According to the official, such a statement would conform to the stance of the administration of Barack Obama, the US president, which opposes Israeli settlement expansion in the West Bank and in East Jerusalem.
A veto may make it appear as if Washington is bowing to pressure by the pro-settler government of Benjamin Netanyahu, the Israeli prime minister, according to the report.
In the meantime, the US efforts to reignite indirect talks appear to be bearing little fruit. Late on Saturday, Nabil Shaath, a Palestinian negotiator, told reporters that the peace process was in a "deep coma" and that US proposals for restarting the talks were "totally useless".

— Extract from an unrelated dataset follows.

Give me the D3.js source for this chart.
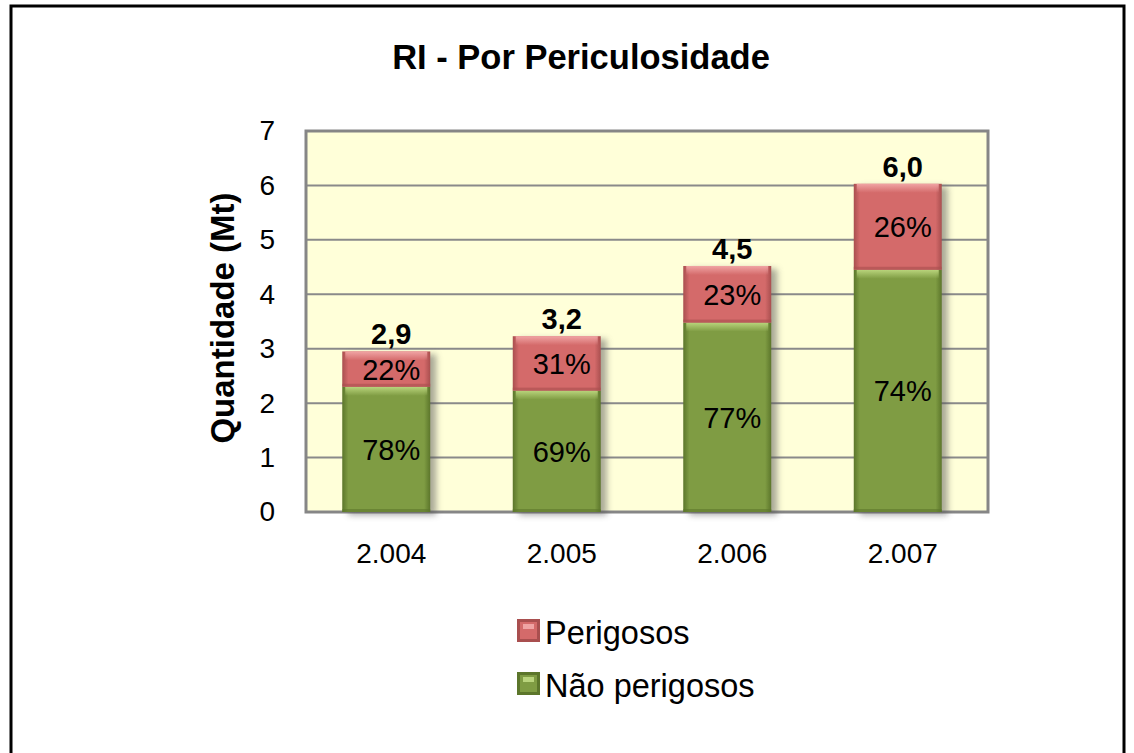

"I don't think we are to assume the negotiations soon," Mr Shaath said. "The peace process is in a deep coma ... there is no more credibility in this negotiation process. This is an exercise in futility." In parallel to the UN Security Council resolution, the Palestinians are also exploring other alternatives, including asking the UN and individual countries for recognition of their future state without waiting to reach an agreement with Israel.
On Friday, Bolivia joined Brazil, Argentina and Uruguay in recognising Palestine within the borders of the territories captured by Israel in the 1967 Middle East War - namely, the West Bank, East Jerusalem and the Gaza Strip. The Palestinians also last week asked several European Union countries for such recognition, although no response has yet been made public.
Some Palestinian officials, however, are still holding out hope for the negotiations track. Salam Fayyad, the prime minister of the Palestinian Authority in the West Bank, told Israeli television's Channel 2 in an interview over the weekend: "It is possible to get this process to move forward as long as there is dialogue on the core issues."
Mr Fayyad also played down speculation that the Palestinians may step up their campaign for unilaterally seeking international recognition of their future state. "We are looking for a state of Palestine, not a unilateral declaration of statehood," he said.